Je vous invite à lire l’article de Cabanel sur Roux le Bandit, il est un peu foutraque mais dans le bon sens du terme : bien écrit, c’est de la recherche historique de qualité, créative et réflexive, avec des sources faciles mais pertinentes, et quelques documents qui paraissent légèrement apocryphes, tout ce qu’on aime dans les bureaux de la Précarité du sage. Voir, en ligne ou sur papier, Patrick Cabanel, « André Chamson : Roux le Bandit, la guerre et la paix », Bulletin de la Société de l’Histoire du Protestantisme Français (1903-2015), Vol. 160, LES PROTESTANTS FRANÇAIS ET LA PREMIÈRE GUERRE MONDIALE (Janvier-Février-Mars 2014), pp. 507-521, ici p. 510.

Connaissant cet historien, plus proche intellectuellement du Sage précaire que d’un scientifique incorruptible, je ne peux exclure qu’il ait purement et simplement inventé ce livre dédicacé, que personne n’a vu à part lui. Les historiens ont parfois aussi de ces envies de légendes et de mythes, comme le sage précaire les fait naître à sa façon.
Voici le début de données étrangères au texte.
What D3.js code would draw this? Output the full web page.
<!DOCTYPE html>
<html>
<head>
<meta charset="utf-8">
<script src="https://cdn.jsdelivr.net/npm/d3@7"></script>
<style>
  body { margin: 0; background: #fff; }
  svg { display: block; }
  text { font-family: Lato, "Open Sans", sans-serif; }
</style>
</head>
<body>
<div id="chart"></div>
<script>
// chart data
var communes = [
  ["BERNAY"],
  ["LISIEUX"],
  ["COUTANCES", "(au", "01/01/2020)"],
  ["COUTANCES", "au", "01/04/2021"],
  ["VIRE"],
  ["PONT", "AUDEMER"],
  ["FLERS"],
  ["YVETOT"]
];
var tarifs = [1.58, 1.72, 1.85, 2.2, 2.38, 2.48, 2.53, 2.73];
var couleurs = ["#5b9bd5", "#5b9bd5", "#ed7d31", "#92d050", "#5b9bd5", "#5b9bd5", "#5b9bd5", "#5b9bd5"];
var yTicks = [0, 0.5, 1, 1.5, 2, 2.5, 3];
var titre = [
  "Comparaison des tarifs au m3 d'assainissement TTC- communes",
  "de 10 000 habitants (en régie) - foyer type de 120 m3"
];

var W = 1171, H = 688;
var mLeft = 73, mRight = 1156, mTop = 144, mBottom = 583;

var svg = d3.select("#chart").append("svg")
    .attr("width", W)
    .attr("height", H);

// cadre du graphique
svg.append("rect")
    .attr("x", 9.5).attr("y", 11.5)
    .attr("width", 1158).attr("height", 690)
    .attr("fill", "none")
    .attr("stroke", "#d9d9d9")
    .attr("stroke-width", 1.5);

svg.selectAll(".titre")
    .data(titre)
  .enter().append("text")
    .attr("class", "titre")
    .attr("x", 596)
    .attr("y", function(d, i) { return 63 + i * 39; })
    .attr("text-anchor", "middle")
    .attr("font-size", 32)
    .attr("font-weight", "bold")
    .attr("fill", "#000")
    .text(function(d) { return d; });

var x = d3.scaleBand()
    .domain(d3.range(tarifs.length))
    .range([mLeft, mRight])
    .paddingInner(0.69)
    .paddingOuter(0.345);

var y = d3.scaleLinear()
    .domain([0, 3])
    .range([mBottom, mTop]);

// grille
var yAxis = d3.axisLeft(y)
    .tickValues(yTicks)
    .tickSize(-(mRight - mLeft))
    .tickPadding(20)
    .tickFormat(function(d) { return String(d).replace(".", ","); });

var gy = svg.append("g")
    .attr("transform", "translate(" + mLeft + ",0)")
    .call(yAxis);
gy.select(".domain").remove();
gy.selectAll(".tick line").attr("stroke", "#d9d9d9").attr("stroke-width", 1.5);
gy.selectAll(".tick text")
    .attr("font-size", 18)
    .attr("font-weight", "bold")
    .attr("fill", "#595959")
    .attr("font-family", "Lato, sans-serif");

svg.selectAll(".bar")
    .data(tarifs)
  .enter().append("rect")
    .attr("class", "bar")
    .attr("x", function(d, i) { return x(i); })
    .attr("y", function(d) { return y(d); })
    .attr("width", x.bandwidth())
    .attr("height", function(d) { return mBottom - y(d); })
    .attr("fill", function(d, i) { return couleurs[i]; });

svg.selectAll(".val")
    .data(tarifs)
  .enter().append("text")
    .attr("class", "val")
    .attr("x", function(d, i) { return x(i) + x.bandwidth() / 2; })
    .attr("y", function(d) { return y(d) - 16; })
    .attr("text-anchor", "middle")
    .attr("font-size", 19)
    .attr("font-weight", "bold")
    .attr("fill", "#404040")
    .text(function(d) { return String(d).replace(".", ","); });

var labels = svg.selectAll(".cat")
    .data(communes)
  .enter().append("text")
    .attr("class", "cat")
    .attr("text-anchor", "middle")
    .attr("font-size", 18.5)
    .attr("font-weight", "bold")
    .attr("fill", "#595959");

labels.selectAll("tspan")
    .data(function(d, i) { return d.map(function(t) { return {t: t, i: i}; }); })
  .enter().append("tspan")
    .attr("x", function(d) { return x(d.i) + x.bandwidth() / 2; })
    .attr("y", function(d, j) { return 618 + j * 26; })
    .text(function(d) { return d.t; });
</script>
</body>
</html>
Roux le Bandit doit donc prendre sa place dans la jeunesse des années 2020, après avoir plus à celle des années 1920. À l’heure des réformes iniques sur l’âge de la retraite, ce roman nous invite à réfléchir sur l’idée de retraite, de mises en retrait. Au temps venu des expérimentations de vie autonome et alternative, ce récit nous montre une vie d’insoumis pacifique et auto-suffisante. Le personnage de Chamson se débrouille tout seul, sans l’aide de la société, mais continue d’entretenir des relations d’entraide avec des vieux et des vieilles, il n’hésite pas à offrir son aide clandestinement à ceux qui le voient sur la draille ou dans les forêts. De ce point de vue, il me fait penser aux jeunes Arc-en-ciel qui vivaient en marge des villages et qui organisaient un système de solidarité inouï. C’est donc le roman des néo-ruraux qui cherchent quelque chose comme une résistance durable aux dérives du capitalisme.

Jeunes gens qui prônez la désobéissance civile, plutôt que de brandir des auteurs américains, lisez dans vos yourtes et exposez dans vos manifs de beaux exemplaires de Roux le Bandit, le roman des réfractaires non violents.